Use the latest Prometheus version.

  1. To enable scraping native histograms from the application, you need to enable the native histograms feature via a feature flag on the command line:

    Bash
    prometheus --enable-feature=native-histograms

    This flag makes Prometheus detect and scrape native histogram with exponential buckets over the PrometheusProto scrape protocol and ignore the classic histogram version of metrics that have native histograms defined as well.

    Note

    Native histograms don’t have a textual presentation on the application’s /metrics endpoint. Therefore, Prometheus negotiates a Protobuf protocol transfer in these cases.

  2. Optionally, to disable native histograms with exponential buckets and only use NHCBs, you need to set scrape protocols that don’t carry native histograms with exponential buckets. This is not a best practice, as it does not save on migration time or effort, yet loses the advantages of exponential buckets and has higher overhead than using PrometheusProto.

    For example, use this scrape protocol setting to avoid scraping native histograms with the exponential schema:

    YAML
    scrape_configs:
      - job_name: myapp
        scrape_protocols:
          [OpenMetricsText1.0.0, OpenMetricsText0.0.1, PrometheusText0.0.4]
  3. To enable converting classic histograms into NHCBs, you need to set convert_classic_histograms_to_nhcb to true in your scrape jobs. This setting has no effect for histograms that already have a native histogram defined, such as with native histogram with exponential buckets.

    For example, to convert classic histograms to NHCBs, use the following configuration:

    YAML
    scrape_configs:
      - job_name: myapp
        convert_classic_histograms_to_nhcb: true
  4. To keep scraping the classic histogram version of native histogram metrics, you need to set always_scrape_classic_histograms to true in your scrape jobs.

    Note

    In Prometheus versions 3.0 and earlier, the always_scrape_classic_histograms setting is called scrape_classic_histograms. Use the setting name that corresponds to the version of Prometheus you’re using.

    For example, to get both classic and native histograms, use the following configuration:

    YAML
    scrape_configs:
      - job_name: myapp
        convert_classic_histograms_to_nhcb: true
        always_scrape_classic_histograms: true
  5. To be able to send native histograms to a Prometheus remote-write 2.0 compatible receiver, for example, Grafana Cloud Metrics or Mimir, set send_native_histograms to true and protobuf_message to io.prometheus.write.v2.Request in the remote-write configuration. For example:

    YAML
    remote_write:
      - url: http://.../api/prom/push
        send_native_histograms: true
        protobuf_message: "io.prometheus.write.v2.Request"

    Note

    Prometheus remote-write 2.0 is experimental. For more information, refer to the Prometheus Remote-Write 2.0 specification.

    Note

    Prometheus remote-write 2.0 doesn’t fully support metadata.

Migrate from classic histograms

To ease the migration process, you can keep scraping classic histograms and NHCBs at the same time.

  1. Let Prometheus scrape both classic histograms and NHCBs.

  2. Send native histograms to remote write, along with the existing classic histograms.

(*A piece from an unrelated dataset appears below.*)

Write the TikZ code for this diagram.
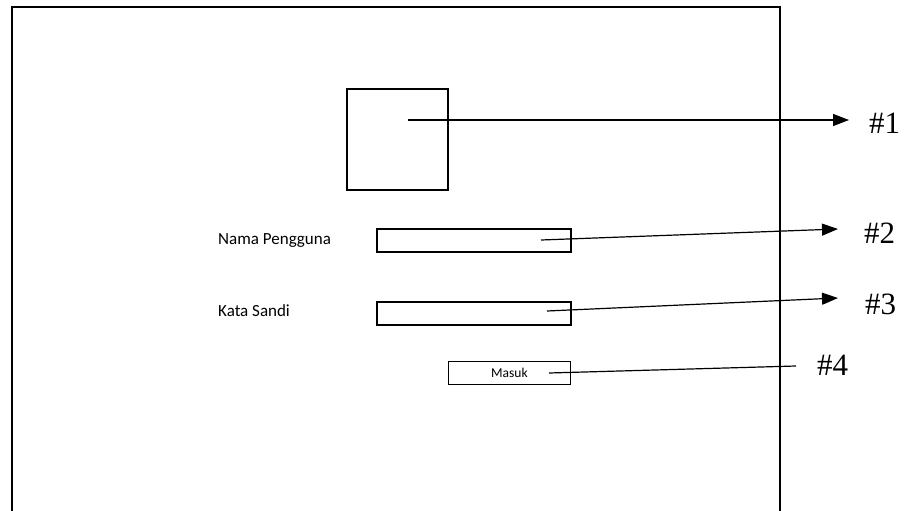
\documentclass[tikz,border=0pt]{standalone}
\usepackage{fontspec}
\setmainfont{Liberation Serif}
\newfontfamily\calfont{Carlito}
\usetikzlibrary{arrows.meta}
\begin{document}
\begin{tikzpicture}[x=1pt,y=-1pt,
  thick2/.style={draw=black,line width=2pt},
  field/.style={draw=black,line width=2pt,minimum width=194pt,minimum height=23pt,inner sep=0pt,anchor=north west},
  lbl/.style={font=\calfont\fontsize{17}{19}\selectfont,anchor=west,inner sep=0pt},
  tag/.style={font=\fontsize{31}{33}\selectfont,anchor=west,inner sep=0pt},
  arr/.style={line width=1.2pt,-{Triangle[length=16pt,width=12pt]}},
  lin/.style={line width=1.2pt}]
\useasboundingbox (0,0) rectangle (907,511);
\fill[white] (0,0) rectangle (907,511);
% outer frame (open at bottom)
\draw[thick2] (12,511) -- (12,7) -- (780,7) -- (780,511);
% image box
\node[draw=black,line width=2pt,minimum width=101pt,minimum height=101pt,inner sep=0pt,anchor=north west] (img) at (346,88) {};
% labels and fields
\node[lbl] (l1) at (218,241) {Nama Pengguna};
\node[field] (f1) at (376,228) {};
\node[lbl] (l2) at (218,311) {Kata Sandi};
\node[field] (f2) at (376,300.5) {};
\node[draw=black,line width=0.9pt,minimum width=122pt,minimum height=23pt,inner sep=0pt,anchor=north west,font=\calfont\fontsize{13.5}{15}\selectfont] (btn) at (448,361) {Masuk};
% tags
\node[tag] (t1) at (869,123) {\#1};
\node[tag] (t2) at (864,233) {\#2};
\node[tag] (t3) at (865,304) {\#3};
\node[tag] (t4) at (817,365) {\#4};
% connectors
\coordinate (s1) at (408,120);
\coordinate (s2) at (541,240);
\coordinate (s3) at (547,311);
\coordinate (s4) at (549,373);
\coordinate (e1) at (849,120);
\coordinate (e2) at (838,229);
\coordinate (e3) at (838,298);
\coordinate (e4) at (796,366);
\draw[arr] (s1) -- (e1);
\draw[arr] (s2) -- (e2);
\draw[arr] (s3) -- (e3);
\draw[lin] (s4) -- (e4);
\end{tikzpicture}
\end{document}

  3. Modify dashboards to use the native histograms metrics. Refer to Visualize native histograms for more information.

    Use one of the following strategies to update dashboards.

    • (Recommended) Add new dashboards with the new native histograms queries. This solution requires looking at different dashboards for data before and after the migration until data before the migration is removed due to passing its retention time. You can publish the new dashboard when sufficient time has passed to serve users with the new data.

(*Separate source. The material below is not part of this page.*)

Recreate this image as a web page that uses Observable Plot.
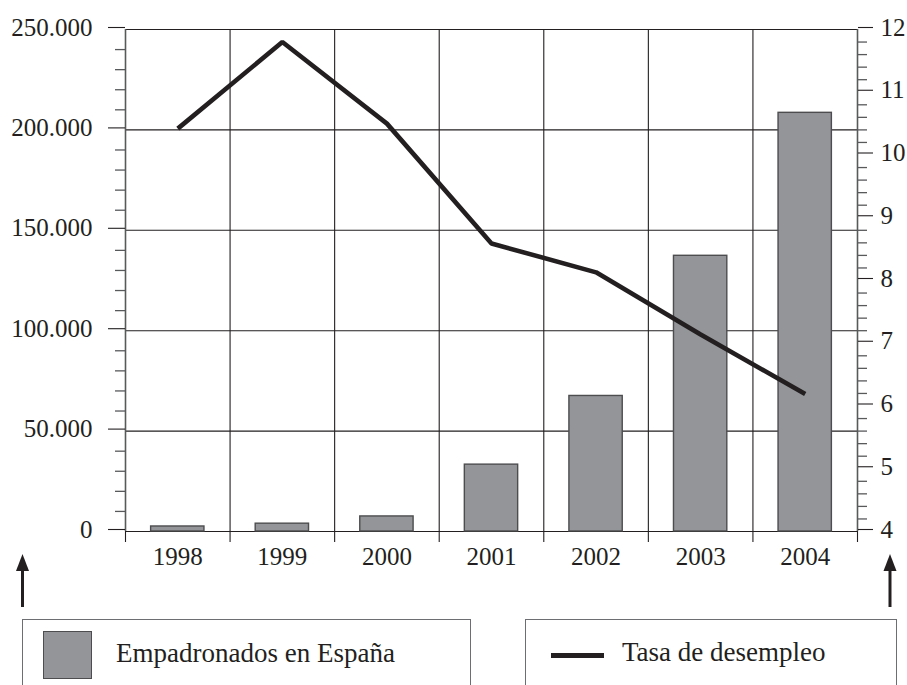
<!DOCTYPE html>
<html>
<head>
<meta charset="utf-8">
<script src="https://cdn.jsdelivr.net/npm/d3@7"></script>
<script src="https://cdn.jsdelivr.net/npm/@observablehq/plot@0.6"></script>
<style>
  body { margin: 0; background: #fff; }
  #wrap { position: relative; width: 907px; height: 685px; overflow: hidden; font-family: "Liberation Serif", serif; color: #231f20; background: #fff; }
  #wrap svg.plot { position: absolute; left: 0; top: 0; }
  .box { position: absolute; border: 1.3px solid #6d6e71; box-sizing: border-box; background: #fff; }
  .lbl { position: absolute; font-size: 27px; line-height: 1; white-space: nowrap; color: #231f20; font-family: "Liberation Serif", serif; }
  .sw-bar { position: absolute; background: #939598; border: 1.5px solid #4d4d4f; box-sizing: border-box; }
  .sw-line { position: absolute; background: #231f20; }
  #deco { position: absolute; left: 0; top: 0; pointer-events: none; }
</style>
</head>
<body>
<div id="wrap"></div>
<script>
// ---- data ----
const years = [1998, 1999, 2000, 2001, 2002, 2003, 2004];
const empadronados = [2500, 3900, 7500, 33300, 67500, 137300, 208500];
const desempleo = [10.42, 11.8, 10.5, 8.59, 8.13, 7.14, 6.19];
const leftTicks = [0, 50000, 100000, 150000, 200000, 250000];
const rightTicks = [4, 5, 6, 7, 8, 9, 10, 11, 12];
const seriesNames = ["Empadronados en España", "Tasa de desempleo"];

// ---- derived ----
const rows = years.map((y, i) => ({ year: y, emp: empadronados[i], rate: desempleo[i] }));
const rMin = rightTicks[0], rMax = rightTicks[rightTicks.length - 1];
const lMax = leftTicks[leftTicks.length - 1];
const toLeft = v => (v - rMin) / (rMax - rMin) * lMax;
const fromLeft = v => v / lMax * (rMax - rMin) + rMin;
const bounds = years.map(y => y - 0.5).concat([years[years.length - 1] + 0.5]);
const leftMinor = d3.range(0, lMax + 1, 10000).filter(v => v % 50000 !== 0);
const rightMinor = d3.range(0, (rMax - rMin) * 5 + 1).map(i => rMin + i * 0.2).filter(v => Math.abs(v - Math.round(v)) > 1e-6).map(toLeft);
const fmtThousands = d => d3.format(",.0f")(d).replace(/,/g, ".");
const ink = "#231f20";
const axisGray = "#58595b";
const halfBar = 0.255;

const chart = Plot.plot({
  width: 907,
  height: 685,
  marginTop: 29,
  marginBottom: 154,
  marginLeft: 125,
  marginRight: 50,
  x: { type: "linear", domain: [bounds[0], bounds[bounds.length - 1]], axis: null, label: null },
  y: { domain: [0, lMax], axis: null, label: null },
  style: { fontFamily: '"Liberation Serif", serif', fontSize: "25px", color: ink, background: "transparent", overflow: "visible" },
  marks: [
    // horizontal grid
    Plot.ruleY(leftTicks, { stroke: ink, strokeWidth: 1.1 }),
    // vertical grid at category boundaries
    Plot.ruleX(bounds.slice(1, -1), { y1: 0, y2: lMax, stroke: ink, strokeWidth: 1.1 }),
    Plot.ruleX([bounds[0], bounds[bounds.length - 1]], { y1: 0, y2: lMax, stroke: axisGray, strokeWidth: 1.6 }),
    // tick extensions below baseline
    Plot.axisX({ ticks: bounds, tickSize: 11, tickFormat: () => "", label: null, stroke: ink, strokeWidth: 1.1 }),
    // year labels
    Plot.axisX({ ticks: years, tickSize: 0, tickPadding: 16, tickFormat: d => String(d), label: null, fill: ink }),
    // left axis
    Plot.axisY({ anchor: "left", ticks: leftTicks, tickSize: 17, tickPadding: 16, tickFormat: fmtThousands, label: null, stroke: ink, strokeWidth: 1.1, dy: -2 }),
    Plot.axisY({ anchor: "left", ticks: leftMinor, tickSize: 10, tickFormat: () => "", label: null, stroke: axisGray, strokeWidth: 1.3 }),
    // right axis
    Plot.axisY({ anchor: "right", ticks: rightTicks.map(toLeft), tickSize: 15, tickPadding: 8, tickFormat: v => String(Math.round(fromLeft(v))), label: null, stroke: ink, strokeWidth: 1.1, dy: -2 }),
    Plot.axisY({ anchor: "right", ticks: rightMinor, tickSize: 9, tickFormat: () => "", label: null, stroke: axisGray, strokeWidth: 1.3 }),
    // bars
    Plot.rectY(rows, { x1: d => d.year - halfBar, x2: d => d.year + halfBar, y1: 0, y2: "emp", fill: "#939598", stroke: "#4d4d4f", strokeWidth: 1.4 }),
    // unemployment line
    Plot.line(rows, { x: "year", y: d => toLeft(d.rate), stroke: ink, strokeWidth: 4.6, strokeLinejoin: "miter", strokeLinecap: "butt" })
  ]
});
chart.classList.add("plot");

const wrap = document.getElementById("wrap");
wrap.appendChild(chart);

// legend boxes
function el(cls, css, text) {
  const d = document.createElement("div");
  d.className = cls;
  Object.assign(d.style, css);
  if (text) d.textContent = text;
  wrap.appendChild(d);
  return d;
}
el("box", { left: "22px", top: "619px", width: "449px", height: "120px" });
el("sw-bar", { left: "43px", top: "631px", width: "49px", height: "48px" });
el("lbl", { left: "116px", top: "640px" }, seriesNames[0]);
el("box", { left: "525px", top: "619px", width: "372px", height: "120px" });
el("sw-line", { left: "551px", top: "653px", width: "53px", height: "5px" });
el("lbl", { left: "622px", top: "639px" }, seriesNames[1]);

// decorative arrows
const deco = d3.select(wrap).append("svg").attr("id", "deco").attr("width", 907).attr("height", 685);
[22.5, 890].forEach(cx => {
  deco.append("line").attr("x1", cx).attr("x2", cx).attr("y1", 566).attr("y2", 607).attr("stroke", ink).attr("stroke-width", 3);
  deco.append("path").attr("d", `M${cx},554 L${cx - 6.5},571 L${cx + 6.5},571 Z`).attr("fill", ink);
});
</script>
</body>
</html>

    • Add a dashboard variable to your dashboard to enable switching between classic histograms and native histograms. There isn’t support for selectively enabling and disabling queries in Grafana (issue 79848). As a workaround, add the dashboard variable latency_metrics, for example, and assign it a value of either -1 or 1. Then, add the following two queries to the panel:

      (<classic_query>) and on() (vector($latency_metrics) == 1)
      (<native_query>) and on() (vector($latency_metrics) == -1)

      Where classic_query is the original query and native_query is the same query using native histograms query syntax placed inside parentheses. Mimir dashboards use this technique. For an example, refer to the Overview dashboard in the Mimir repository.

      This solution allows users to switch between classic histograms and native histograms without going to a different dashboard.

    • Replace the existing classic histograms queries with modified queries. For example, replace:

      <classic_query>

      with

      <native_query> or <classic_query>

      Where classic_query is the original query and native_query is the same query using native histograms query syntax.

      Warning

      Using the PromQL operator or can lead to unexpected results. For example, if a query uses a range of seven days, such as sum(rate(http_request_duration_seconds[7d])), then this query returns a value as soon as there are two native histograms samples present before the end time specified in the query. In this case, the seven day rate is calculated from a couple of minutes, rather than seven days, worth of data. This results in an inaccuracy in the graph around the time you started scraping native histograms.

  4. Start adding new recording rules and alerts to use native histograms. Do not remove the existing recording rules and alerts at this time.

  5. It is important to keep scraping both classic and native histograms for at least the period of the longest range in your recording rules and alerts plus one day. This is the minimum amount of time, but it’s recommended to keep scraping both sample types until the new rules and alerts can be verified.

    For example, if you have an alert that calculates the rate of requests, such as sum(rate(http_request_duration_seconds[7d])), this query looks at the data from the last seven days plus the Prometheus lookback period. When you start sending native histograms, the data isn’t there for the entire seven days, and therefore, the results might be unreliable for alerting.

  6. After configuring the collection of native histograms, choose one of the following ways to stop collecting classic histograms.

  7. Clean up recording rules and alerts by deleting the classic histogram version of the rule or alert.

Limit the number of buckets

There is no way to automatically reduce the resolution or merge custom buckets like there is with native histogram with exponential buckets. Set bucket limits greater than the largest expected bucket count to avoid having NHCBs rejected.